24      “We accord a presumption of correctness and validity to the decision of the board when reviewing a decision by statutory certiorari.”  Miswald, 202 Wis. 2d at 408.  Here, there was ample evidence on which the Board could reasonably rely to deny Murr’s requests.  See Snyder, 74 Wis. 2d at 476 (board’s findings may not be disturbed if any reasonable view of the evidence sustains them).

            By the Court.—Judgment affirmed in part; reversed in part.

           

 


 

 



[1]   The State has intervened on appeal.

[2]  All references to Wis. Admin. Code ch. NR 118 are to the June 2006 version.

[3]  “‘Net project area’ means developable land area minus slope preservation zones, floodplains, road rights−of−way and wetlands.”  Wis. Admin. Code § NR 118.03(27).

[4]  As Donna Murr is the only named party, we refer to her singly in this decision.

[5]  All references to the Wisconsin Statutes are to the 2009-10 version unless otherwise noted.

[6]  Murr also argues the Board improperly found that the two contiguous properties were under common ownership on the effective date specified in the ordinance.  The Board concedes in its brief that the properties were separately owned until after that date.

[7]  While Murr challenges the ordinance’s application to her, she does not argue the Board erred by denying a variance if the ordinance applies.

[8]  The internal paragraph lettering and numbering of the ordinance is illogical and potentially confusing.  Therefore, we have substituted that of the administrative code.  The paragraph structure is the same in both provisions.

[9]  We observe, however, that the ordinance and Wis. Admin. Code § NR 118.08(4)(a)2. appear to prohibit any building when, as here, two substandard, commonly owned lots combined still contain less than one acre of net project area.  Yet, subd. (a)1. would permit building on both lots if they were separately owned, regardless of their individual amounts of net project area.  This would lead to the seemingly absurd result that an owner of two adjacent properties would be prevented from building even one home, while an owner of a single substandard lot would be entitled to build.  We assume without deciding that subd. (a)2. intends that where multiple abutting lots are commonly owned, individual lots must be merged into a single building site until at least one acre of net project area is attained, but that if all commonly owned lots do not contain the minimum net project area, they shall together suffice as a single buildable lot.  This assumption is significant to our interpretation of the subsection’s manifest intent.

[10]  Thus, for example, to be interpreted as Murr suggests, subd. (a)1. of the ordinance would have instead stated, “The lot [was] in separate ownership from abutting lands [on the effective date] ....”  Similarly, subd. (a)2. would have stated:  “The lot ... or lots under common ownership ... [had] at least one acre ....  Adjacent substandard lots [that were] in common ownership [on the effective date] may only be ... developed ... if each ... [had] at least one acre of net project area [on the effective date].  See also Wis. Admin. Code § NR 118.08(4).

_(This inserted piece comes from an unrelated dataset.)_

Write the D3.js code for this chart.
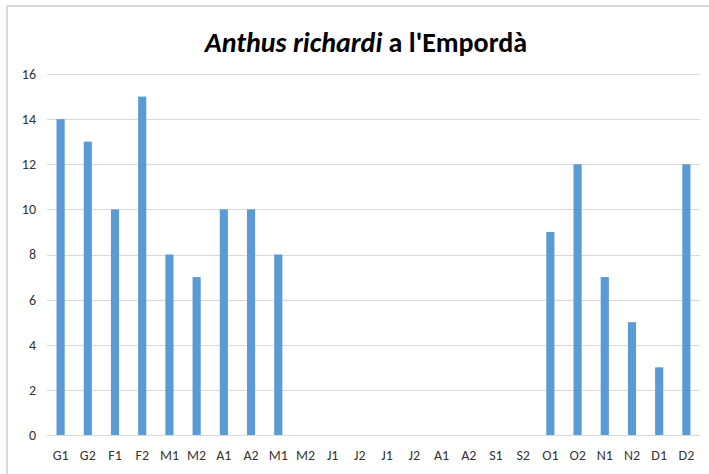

[11]  The Board’s response brief repeatedly refers to Murr as plaintiff.  We remind counsel that references should be to names, not party designations.  See Wis. Stat. Rule 809.19(1)(i).

[12]  The Board did not file its own cross-appeal brief.  Instead, it adopted the arguments set forth in the State’s cross-appeal brief.

[13]  Klinger v. Oneida Cnty., 149 Wis. 2d 838, 843, 440 N.W.2d 348 (1989), involved Wis. Stat. § 59.99(10) (1987-88), which has been renumbered to Wis. Stat. § 59.694(10).  See 1995 Wis. Act 201, § 479.

[14]  Murr’s eighth request, to separately develop or sell her two substandard lots, was independent of the requests necessary to relocate and reconstruct her home.